Vinha ele de uma cidadezinha do interior de um belo Estado nordestino.

Eu, em plena antítese de espaço, que pelo caminho até ali vinha pensando em me mandar da agitação de Sampa, não pude deixar de lhe perguntar:

-Não seria melhor ganhar menos e viver num local tranquilo como a sua cidade?

-Seria...mas muitas coisas me obrigaram a sair dali -me disse em tom triste. "Agora que estou "velho" eu percebo mais o que é a vida..."

-Você mora por aqui?

-Não, eu levo duas horas para vir e mais duas para voltar...e nas minhas folgas preparo a minha marmita da semana e faço os serviços domésticos.

-E você não consegue um lugar mais próximo do trabalho para morar?-lhe perguntei já observando profundamente o seu cansaço no olhar.

-É que, na verdade, minha casa é essa guarita.

A chegada dum automóvel interrompeu a nossa conversa. Ele foi prontamente atendê-lo.
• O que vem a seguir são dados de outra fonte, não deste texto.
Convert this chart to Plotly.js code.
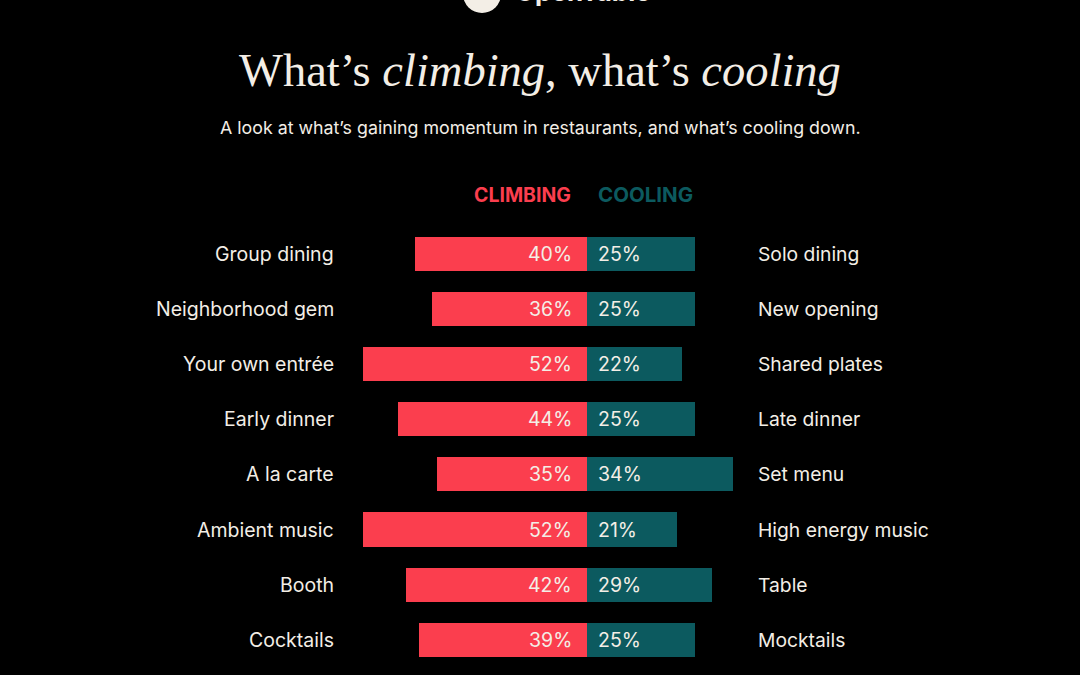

Meu celular tocou e eu me despedi dele.

- Tchau, moço, boa sorte para você...

-Vai com Deus, foi muito bom conversar -ele me respondeu.

Senti um nozinho me apertar a garganta.

Assim, entramos no teatro para um show de comédia; eu na grande esperança de que a grande VIRADA CULTURAL acontecesse dentro de mim...e dentro dele também.

Há enredos que urgem pelas desviradas das noites...pelos tantos, nem sempre humorísticos, palcos das vidas.

Quem sabe, um dia, todos nós reencontremos o SINAL DO GPS PERDIDO...para uma verdadeira grande virada?